There is something Chinese about him; and he is one of those rare Europeans who have dealt in "imposed" rather than "built-up" design. Bonnard's pictures grow not as trees; they float as water-lilies. European pictures, as a rule, spring upwards, masonry-wise, from their foundations; the design of a picture by Bonnard, like that of many Chinese pictures and Persian textiles, seems to have been laid on the canvas as one might lay cautiously on dry grass some infinitely precious figured gauze. Assuredly, the hand that lets fall these beauties is as unlike that which, even in the throes of rheumatism, affirmed with supreme confidence the mastery of Renoir, as the easy accessibility of our last old master is unlike this shy, fastidious spirit that M. Léon Werth, by a brilliant stroke of sympathetic intelligence, has contrived to catch and hold for an instant.

DUNCAN GRANT

To-day, [N] when the Carfax Gallery opens its doors at No. 5 Bond Street, and invites the cultivated public to look at the paintings of Duncan Grant, that public will have a chance of discovering what has for some time been known to alert critics here and abroad--that at last we have in England a painter whom Europe may have to take seriously. Nothing of the sort has happened since the time of Constable; so naturally one is excited.
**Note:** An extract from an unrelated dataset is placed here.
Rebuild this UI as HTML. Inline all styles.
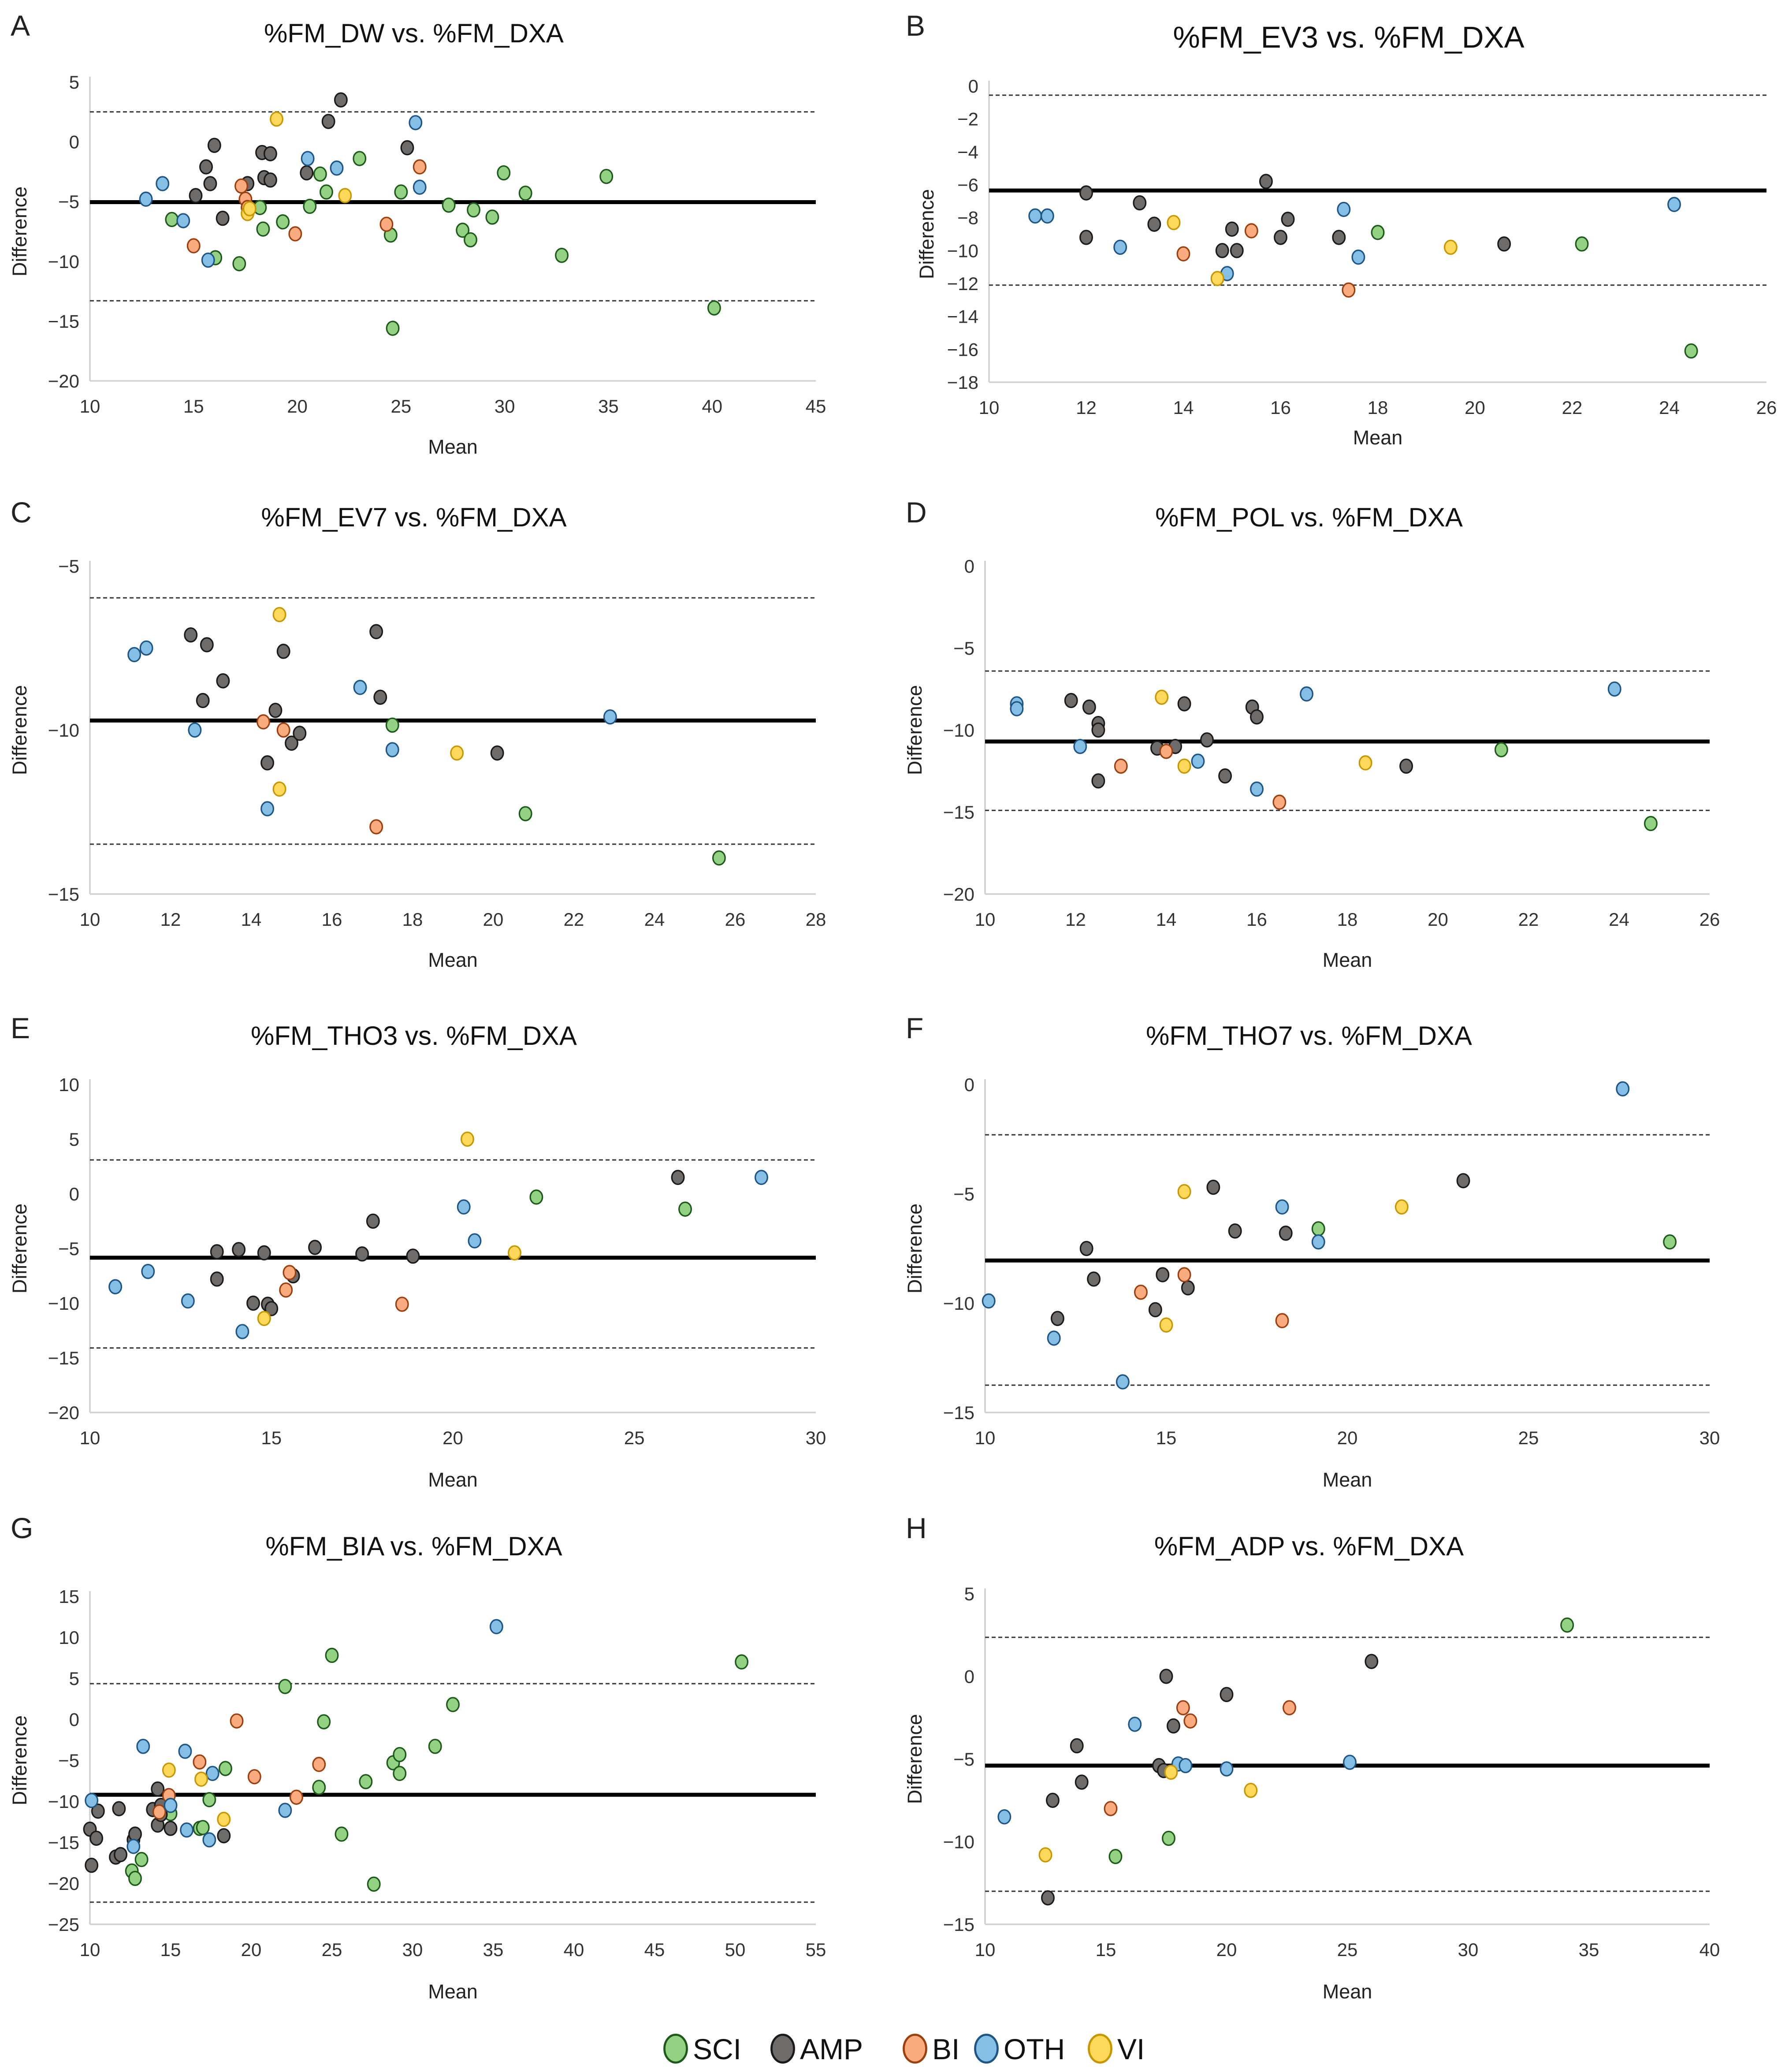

[Footnote N: February 6, 1920.]

If the public knows little of Duncan Grant the public is not to blame. During the fifteen years that he has been at work not once has he held "a one-man show," while his sendings to periodic exhibitions have been rare and unobtrusive. To be sure, there is a picture by him in the Tate Gallery. But who ever thought of going there to look for a work of art? Besides, during the last few years the Tate, like most other places of the sort, has been given over to civil servants. Duncan Grant is a scrupulous, slow, and not particularly methodical worker. His output is small; and no sooner is a picture finished than it is carried off by one of those watchful amateurs who seem a good deal more eager to buy than he is to sell. Apparently he cares little for fame; so the public gets few opportunities of coming acquainted with his work.